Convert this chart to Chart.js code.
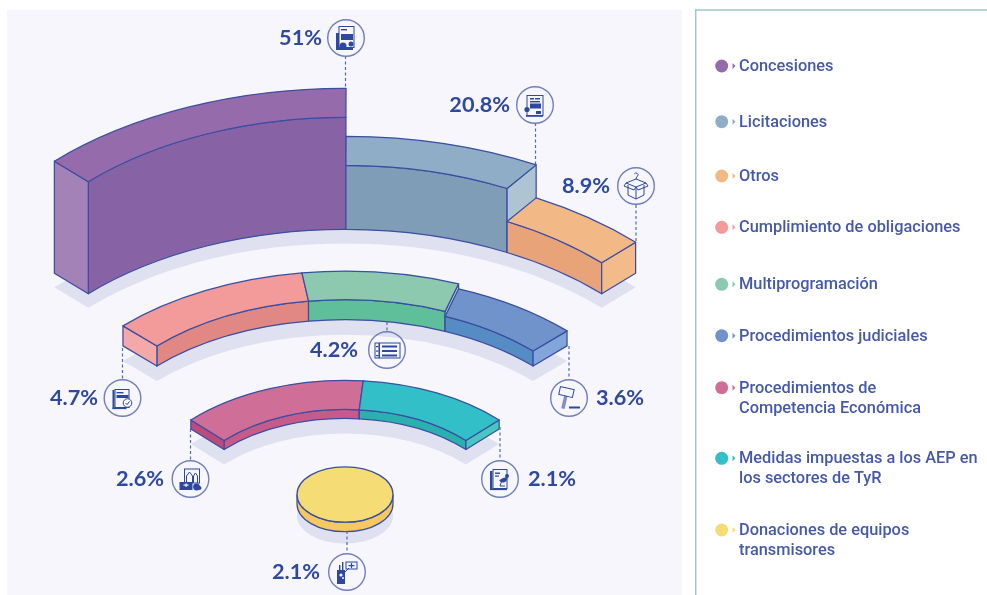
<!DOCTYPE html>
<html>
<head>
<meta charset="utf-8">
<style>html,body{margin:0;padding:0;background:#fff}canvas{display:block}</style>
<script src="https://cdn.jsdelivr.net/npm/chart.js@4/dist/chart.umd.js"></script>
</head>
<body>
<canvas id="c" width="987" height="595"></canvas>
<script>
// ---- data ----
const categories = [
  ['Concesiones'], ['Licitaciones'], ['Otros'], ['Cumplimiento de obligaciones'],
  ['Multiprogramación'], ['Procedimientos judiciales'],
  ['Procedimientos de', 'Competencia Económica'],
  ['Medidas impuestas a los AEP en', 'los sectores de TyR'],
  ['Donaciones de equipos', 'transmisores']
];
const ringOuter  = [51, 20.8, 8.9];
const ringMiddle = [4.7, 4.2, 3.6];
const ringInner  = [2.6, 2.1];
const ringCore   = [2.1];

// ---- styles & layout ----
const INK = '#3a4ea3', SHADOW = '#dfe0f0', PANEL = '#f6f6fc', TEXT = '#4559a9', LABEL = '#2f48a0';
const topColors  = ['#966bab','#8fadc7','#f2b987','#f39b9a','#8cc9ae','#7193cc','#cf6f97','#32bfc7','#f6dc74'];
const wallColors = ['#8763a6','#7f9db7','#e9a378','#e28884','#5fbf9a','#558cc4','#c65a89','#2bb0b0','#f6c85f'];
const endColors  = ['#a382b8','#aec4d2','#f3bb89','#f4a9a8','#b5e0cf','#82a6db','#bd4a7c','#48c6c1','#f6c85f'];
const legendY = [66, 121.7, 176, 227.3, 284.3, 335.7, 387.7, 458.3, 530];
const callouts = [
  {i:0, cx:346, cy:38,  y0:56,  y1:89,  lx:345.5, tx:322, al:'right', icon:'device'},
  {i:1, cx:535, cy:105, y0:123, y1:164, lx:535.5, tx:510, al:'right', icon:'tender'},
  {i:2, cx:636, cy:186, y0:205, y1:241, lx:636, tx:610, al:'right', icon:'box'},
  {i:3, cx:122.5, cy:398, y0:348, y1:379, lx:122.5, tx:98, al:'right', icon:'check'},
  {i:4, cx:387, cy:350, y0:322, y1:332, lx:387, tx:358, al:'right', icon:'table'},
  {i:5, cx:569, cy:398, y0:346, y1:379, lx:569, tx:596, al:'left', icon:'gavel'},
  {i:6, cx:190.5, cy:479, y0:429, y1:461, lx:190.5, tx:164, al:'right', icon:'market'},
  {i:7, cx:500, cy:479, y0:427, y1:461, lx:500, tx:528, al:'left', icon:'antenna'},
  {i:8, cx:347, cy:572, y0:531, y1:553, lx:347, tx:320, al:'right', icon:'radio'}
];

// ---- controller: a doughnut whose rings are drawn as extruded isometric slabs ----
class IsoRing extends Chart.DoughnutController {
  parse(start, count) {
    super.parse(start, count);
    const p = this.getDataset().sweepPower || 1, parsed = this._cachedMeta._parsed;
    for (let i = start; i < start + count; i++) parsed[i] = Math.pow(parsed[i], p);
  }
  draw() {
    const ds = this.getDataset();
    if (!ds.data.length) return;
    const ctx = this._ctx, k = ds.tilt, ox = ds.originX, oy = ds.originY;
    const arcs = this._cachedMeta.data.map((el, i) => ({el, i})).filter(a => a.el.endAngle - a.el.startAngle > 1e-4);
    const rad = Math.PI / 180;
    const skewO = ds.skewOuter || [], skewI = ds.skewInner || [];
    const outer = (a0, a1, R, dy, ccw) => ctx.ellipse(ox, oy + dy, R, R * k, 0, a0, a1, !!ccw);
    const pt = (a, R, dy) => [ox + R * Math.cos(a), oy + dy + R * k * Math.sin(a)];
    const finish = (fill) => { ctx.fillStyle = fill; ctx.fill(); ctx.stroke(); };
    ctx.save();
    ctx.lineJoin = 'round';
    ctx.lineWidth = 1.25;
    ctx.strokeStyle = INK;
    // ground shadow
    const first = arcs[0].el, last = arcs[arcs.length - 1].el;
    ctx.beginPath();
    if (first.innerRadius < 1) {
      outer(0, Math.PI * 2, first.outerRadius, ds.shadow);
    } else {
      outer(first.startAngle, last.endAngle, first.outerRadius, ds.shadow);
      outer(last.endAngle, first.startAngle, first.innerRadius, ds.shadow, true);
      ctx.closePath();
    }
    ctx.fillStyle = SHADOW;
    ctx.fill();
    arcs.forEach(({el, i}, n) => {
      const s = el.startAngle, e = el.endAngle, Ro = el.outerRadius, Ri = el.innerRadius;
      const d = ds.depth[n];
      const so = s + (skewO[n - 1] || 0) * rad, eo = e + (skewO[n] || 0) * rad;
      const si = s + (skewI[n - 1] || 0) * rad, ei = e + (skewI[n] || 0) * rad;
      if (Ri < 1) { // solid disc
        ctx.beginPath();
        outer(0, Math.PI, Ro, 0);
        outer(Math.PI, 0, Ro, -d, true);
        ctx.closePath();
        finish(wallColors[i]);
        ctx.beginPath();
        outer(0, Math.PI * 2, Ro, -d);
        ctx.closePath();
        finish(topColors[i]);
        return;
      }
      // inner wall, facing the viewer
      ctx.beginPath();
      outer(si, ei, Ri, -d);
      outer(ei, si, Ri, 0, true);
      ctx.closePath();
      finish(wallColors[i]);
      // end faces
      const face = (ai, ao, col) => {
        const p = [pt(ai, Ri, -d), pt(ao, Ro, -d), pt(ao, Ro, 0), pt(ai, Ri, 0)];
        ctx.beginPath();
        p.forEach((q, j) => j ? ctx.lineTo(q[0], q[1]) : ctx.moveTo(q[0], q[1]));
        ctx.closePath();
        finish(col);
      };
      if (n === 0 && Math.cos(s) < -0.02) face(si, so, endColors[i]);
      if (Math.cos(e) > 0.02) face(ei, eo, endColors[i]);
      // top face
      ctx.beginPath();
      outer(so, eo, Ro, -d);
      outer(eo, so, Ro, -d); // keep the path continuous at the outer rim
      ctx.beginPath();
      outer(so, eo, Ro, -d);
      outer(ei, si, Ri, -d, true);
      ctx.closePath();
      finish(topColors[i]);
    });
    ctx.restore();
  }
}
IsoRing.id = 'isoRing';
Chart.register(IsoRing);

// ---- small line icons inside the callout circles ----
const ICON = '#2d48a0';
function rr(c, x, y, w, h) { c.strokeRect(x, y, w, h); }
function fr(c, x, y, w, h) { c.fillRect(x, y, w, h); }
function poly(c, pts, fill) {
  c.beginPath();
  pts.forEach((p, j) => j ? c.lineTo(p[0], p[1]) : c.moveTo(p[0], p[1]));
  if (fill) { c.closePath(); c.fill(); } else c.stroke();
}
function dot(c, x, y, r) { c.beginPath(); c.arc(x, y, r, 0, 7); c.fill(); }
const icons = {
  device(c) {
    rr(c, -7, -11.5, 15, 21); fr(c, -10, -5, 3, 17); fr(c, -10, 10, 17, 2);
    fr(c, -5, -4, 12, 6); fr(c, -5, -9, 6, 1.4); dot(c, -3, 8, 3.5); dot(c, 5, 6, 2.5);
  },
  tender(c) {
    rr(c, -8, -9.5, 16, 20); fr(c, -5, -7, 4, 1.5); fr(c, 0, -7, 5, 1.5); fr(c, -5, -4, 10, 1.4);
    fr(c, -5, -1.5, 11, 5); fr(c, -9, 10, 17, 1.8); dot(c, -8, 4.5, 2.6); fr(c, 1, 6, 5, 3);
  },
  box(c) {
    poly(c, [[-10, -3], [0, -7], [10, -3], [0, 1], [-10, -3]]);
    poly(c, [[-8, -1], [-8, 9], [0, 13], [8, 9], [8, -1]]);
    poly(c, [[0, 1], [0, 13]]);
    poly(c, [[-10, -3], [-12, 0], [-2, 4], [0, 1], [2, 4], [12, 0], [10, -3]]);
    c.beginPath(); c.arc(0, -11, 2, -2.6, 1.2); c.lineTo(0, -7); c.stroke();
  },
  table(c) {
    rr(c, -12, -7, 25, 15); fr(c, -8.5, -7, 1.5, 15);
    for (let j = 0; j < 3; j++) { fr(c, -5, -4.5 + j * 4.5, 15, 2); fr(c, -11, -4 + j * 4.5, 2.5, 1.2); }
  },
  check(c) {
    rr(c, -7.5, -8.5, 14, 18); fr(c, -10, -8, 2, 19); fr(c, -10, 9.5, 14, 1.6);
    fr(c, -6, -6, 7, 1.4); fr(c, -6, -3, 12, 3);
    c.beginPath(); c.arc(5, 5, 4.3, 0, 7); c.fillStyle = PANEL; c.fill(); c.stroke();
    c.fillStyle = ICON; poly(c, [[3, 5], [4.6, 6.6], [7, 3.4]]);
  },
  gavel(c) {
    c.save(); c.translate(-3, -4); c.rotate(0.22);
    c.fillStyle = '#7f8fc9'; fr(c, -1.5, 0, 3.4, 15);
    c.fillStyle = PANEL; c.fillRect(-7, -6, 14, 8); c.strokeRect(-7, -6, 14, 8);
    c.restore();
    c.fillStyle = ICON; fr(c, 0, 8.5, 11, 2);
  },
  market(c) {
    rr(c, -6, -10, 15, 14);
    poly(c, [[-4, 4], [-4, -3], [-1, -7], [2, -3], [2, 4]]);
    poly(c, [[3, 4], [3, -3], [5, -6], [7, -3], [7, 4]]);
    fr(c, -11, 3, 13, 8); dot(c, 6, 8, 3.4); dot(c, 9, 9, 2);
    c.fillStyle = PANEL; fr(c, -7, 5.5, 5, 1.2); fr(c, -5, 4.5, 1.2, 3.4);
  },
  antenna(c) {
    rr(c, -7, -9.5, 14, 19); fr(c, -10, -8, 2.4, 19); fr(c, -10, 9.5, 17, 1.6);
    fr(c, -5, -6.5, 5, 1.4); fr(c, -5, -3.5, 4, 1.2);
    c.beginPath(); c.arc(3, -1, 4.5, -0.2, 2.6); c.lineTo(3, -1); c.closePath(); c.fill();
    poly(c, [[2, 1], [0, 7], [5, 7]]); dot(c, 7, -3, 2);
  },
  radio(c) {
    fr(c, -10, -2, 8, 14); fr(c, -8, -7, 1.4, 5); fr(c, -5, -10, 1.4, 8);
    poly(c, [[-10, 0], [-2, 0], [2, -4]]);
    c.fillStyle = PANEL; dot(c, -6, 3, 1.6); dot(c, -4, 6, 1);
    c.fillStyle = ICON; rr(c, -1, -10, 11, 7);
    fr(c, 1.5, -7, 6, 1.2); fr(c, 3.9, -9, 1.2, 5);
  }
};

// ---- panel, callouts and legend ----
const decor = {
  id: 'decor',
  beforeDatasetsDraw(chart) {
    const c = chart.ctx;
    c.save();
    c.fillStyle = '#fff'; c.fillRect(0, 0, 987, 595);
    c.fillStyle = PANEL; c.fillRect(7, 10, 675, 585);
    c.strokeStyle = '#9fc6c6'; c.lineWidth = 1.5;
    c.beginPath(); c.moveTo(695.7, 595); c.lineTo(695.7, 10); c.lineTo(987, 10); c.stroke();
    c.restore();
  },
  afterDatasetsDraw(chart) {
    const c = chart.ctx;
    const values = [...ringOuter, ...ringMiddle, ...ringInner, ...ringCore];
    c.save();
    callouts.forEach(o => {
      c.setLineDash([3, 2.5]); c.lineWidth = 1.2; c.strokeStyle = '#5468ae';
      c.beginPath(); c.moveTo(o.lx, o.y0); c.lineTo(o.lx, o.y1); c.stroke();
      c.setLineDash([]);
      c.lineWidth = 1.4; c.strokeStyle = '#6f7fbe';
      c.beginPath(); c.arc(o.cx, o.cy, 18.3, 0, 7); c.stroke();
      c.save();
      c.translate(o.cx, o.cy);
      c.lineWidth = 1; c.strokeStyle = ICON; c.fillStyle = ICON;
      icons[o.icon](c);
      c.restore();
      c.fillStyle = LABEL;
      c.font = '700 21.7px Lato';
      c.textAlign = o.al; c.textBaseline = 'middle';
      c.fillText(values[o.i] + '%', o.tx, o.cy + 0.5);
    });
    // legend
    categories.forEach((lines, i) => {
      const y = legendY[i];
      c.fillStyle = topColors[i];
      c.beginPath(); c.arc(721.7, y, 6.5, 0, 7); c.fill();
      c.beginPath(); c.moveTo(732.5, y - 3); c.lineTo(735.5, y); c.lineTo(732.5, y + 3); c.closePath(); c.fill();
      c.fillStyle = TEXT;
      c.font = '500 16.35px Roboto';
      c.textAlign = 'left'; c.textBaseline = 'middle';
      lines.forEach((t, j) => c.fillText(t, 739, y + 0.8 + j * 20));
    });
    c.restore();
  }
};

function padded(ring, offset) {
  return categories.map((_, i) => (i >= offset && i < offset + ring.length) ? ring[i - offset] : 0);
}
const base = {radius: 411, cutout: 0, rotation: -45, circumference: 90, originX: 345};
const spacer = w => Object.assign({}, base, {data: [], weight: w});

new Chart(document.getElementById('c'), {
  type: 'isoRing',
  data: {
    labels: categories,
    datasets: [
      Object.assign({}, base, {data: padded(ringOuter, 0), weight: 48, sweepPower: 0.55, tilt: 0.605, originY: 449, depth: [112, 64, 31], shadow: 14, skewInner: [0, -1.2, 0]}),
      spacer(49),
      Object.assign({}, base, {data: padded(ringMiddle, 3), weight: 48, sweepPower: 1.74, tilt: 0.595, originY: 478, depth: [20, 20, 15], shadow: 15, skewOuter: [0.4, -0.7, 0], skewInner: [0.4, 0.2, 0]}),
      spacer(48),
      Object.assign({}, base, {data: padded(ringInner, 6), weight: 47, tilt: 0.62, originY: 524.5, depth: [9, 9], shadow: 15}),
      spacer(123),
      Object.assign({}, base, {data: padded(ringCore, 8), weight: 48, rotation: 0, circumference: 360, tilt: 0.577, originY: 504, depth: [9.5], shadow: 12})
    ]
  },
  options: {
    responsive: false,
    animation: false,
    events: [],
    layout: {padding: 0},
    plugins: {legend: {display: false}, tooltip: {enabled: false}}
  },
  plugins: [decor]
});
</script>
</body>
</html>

▶ What to produce
Check every line of the data, and copy the ones that contain "this".

▶ Reply
Convert this chart to Chart.js code.
    const p = this.getDataset().sweepPower || 1, parsed = this._cachedMeta._parsed;
    const ds = this.getDataset();
    const ctx = this._ctx, k = ds.tilt, ox = ds.originX, oy = ds.originY;
    const arcs = this._cachedMeta.data.map((el, i) => ({el, i})).filter(a => a.el.endAngle - a.el.startAngle > 1e-4);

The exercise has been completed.